🤖 AI Summary
This work proposes an interpretable tutoring framework inspired by dual-process theory to address the limitations of current large language model–driven intelligent tutors, which often conflate cognitive diagnosis, affective awareness, and instructional decision-making within intuitive, single-step generation lacking deliberate adaptability. The proposed framework introduces, for the first time in AI tutoring, a structured reasoning workspace that explicitly decouples inference about the learner’s state from the selection of pedagogical actions. It integrates causal evidence parsing, fuzzy cognitive diagnosis, counterfactual stability analysis, and prospective affective reasoning, while enhancing transparency through visualizable decision pathways. Human-in-the-loop evaluations demonstrate significant improvements in personalization, emotional sensitivity, and instructional clarity, and ablation studies confirm the necessity of each component, collectively enabling reliable and explainable intelligent tutoring.
📝 Abstract
While Large Language Models (LLMs) have demonstrated remarkable fluency in educational dialogues, most generative tutors primarily operate through intuitive, single-pass generation.

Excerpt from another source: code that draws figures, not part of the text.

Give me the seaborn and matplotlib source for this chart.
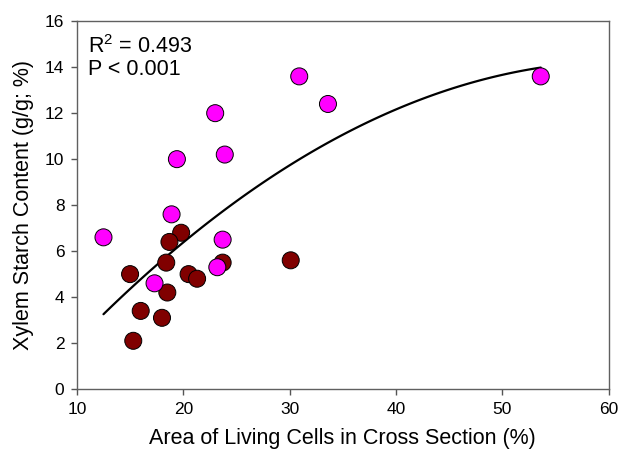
import matplotlib
matplotlib.use("Agg")
import matplotlib.pyplot as plt
import seaborn as sns
import pandas as pd

# Area of living cells (%) and xylem starch content (g/g; %)
group_a_area = [12.5, 18.9, 23.7, 23.2, 17.3, 30.9, 33.6, 23.0, 19.4, 23.9, 53.6]
group_a_starch = [6.6, 7.6, 6.5, 5.3, 4.6, 13.6, 12.4, 12.0, 10.0, 10.2, 13.6]
group_b_area = [19.8, 18.7, 18.4, 23.7, 15.0, 20.5, 21.3, 18.5, 16.0, 18.0, 15.3, 30.1]
group_b_starch = [6.8, 6.4, 5.5, 5.5, 5.0, 5.0, 4.8, 4.2, 3.4, 3.1, 2.1, 5.6]
group_names = ["A", "B"]
group_colors = {"A": "#FF00FF", "B": "#800000"}
x_ticks = [10, 20, 30, 40, 50, 60]
y_ticks = [0, 2, 4, 6, 8, 10, 12, 14, 16]

df = pd.DataFrame({
    "area": group_b_area + group_a_area,
    "starch": group_b_starch + group_a_starch,
    "group": ["B"] * len(group_b_area) + ["A"] * len(group_a_area),
})

sns.set_style("ticks")
plt.rcParams["font.family"] = ["Liberation Sans", "DejaVu Sans"]
plt.rcParams["mathtext.fontset"] = "custom"
plt.rcParams["mathtext.rm"] = "Liberation Sans"
plt.rcParams["text.color"] = "black"
plt.rcParams["axes.labelcolor"] = "black"
plt.rcParams["xtick.color"] = "black"
plt.rcParams["ytick.color"] = "black"

fig = plt.figure(figsize=(6.2, 4.61), dpi=100)
ax = fig.add_axes([0.124, 0.156, 0.858, 0.798])

# Quadratic regression through all points
sns.regplot(data=df, x="area", y="starch", order=2, ci=None, scatter=False,
            truncate=True, color="black", line_kws={"linewidth": 1.6}, ax=ax)

sns.scatterplot(data=df, x="area", y="starch", hue="group", palette=group_colors,
                s=150, edgecolor="black", linewidth=0.7, legend=False, ax=ax,
                zorder=3)

ax.set_xlim(10, 60)
ax.set_ylim(0, 16)
ax.set_xticks(x_ticks)
ax.set_yticks(y_ticks)
ax.tick_params(labelsize=12.5, length=4, width=1, color="#555555", labelcolor="black", pad=5)
for side in ["left", "right", "top", "bottom"]:
    ax.spines[side].set_visible(True)
    ax.spines[side].set_color("#606060")
    ax.spines[side].set_linewidth(1.0)

ax.set_xlabel("Area of Living Cells in Cross Section (%)", fontsize=15.5, labelpad=8)
ax.set_ylabel("Xylem Starch Content (g/g; %)", fontsize=15.5, labelpad=8)

ax.text(0.021, 0.913, r"R$^\mathrm{2}$ = 0.493", transform=ax.transAxes, fontsize=15.5,
        va="baseline", ha="left")
ax.text(0.021, 0.853, "P < 0.001", transform=ax.transAxes, fontsize=15.5,
        va="baseline", ha="left")

fig.savefig("out.png", dpi=100)
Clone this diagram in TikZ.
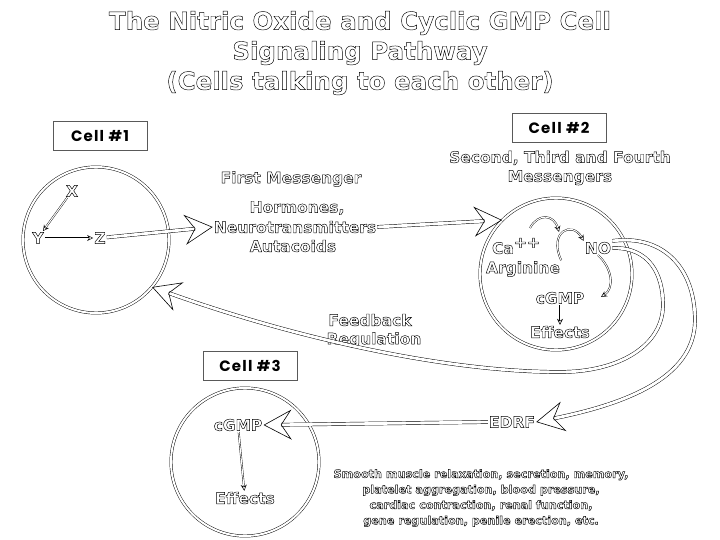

This reliance on fast thinking precludes a dedicated reasoning workspace, forcing multiple diagnostic and strategic signals to be processed in a conflated manner. As a result, learner cognitive diagnosis, affective perception, and pedagogical decision-making become tightly entangled, which limits the tutoring system's capacity for deliberate instructional adaptation. We propose SLOW, a theory-informed tutoring framework that supports deliberate learner-state reasoning within a transparent decision workspace. Inspired by dual-process accounts of human tutoring, SLOW explicitly separates learner-state inference from instructional action selection. The framework integrates causal evidence parsing from learner language, fuzzy cognitive diagnosis with counterfactual stability analysis, and prospective affective reasoning to anticipate how instructional choices may influence learners' emotional trajectories. These signals are jointly considered to guide pedagogically and affectively aligned tutoring strategies. Evaluation using hybrid human-AI judgments demonstrates significant improvements in personalization, emotional sensitivity, and clarity. Ablation studies further confirm the necessity of each module, showcasing how SLOW enables interpretable and reliable intelligent tutoring through a visualized decision-making process. This work advances the interpretability and educational validity of LLM-based adaptive instruction.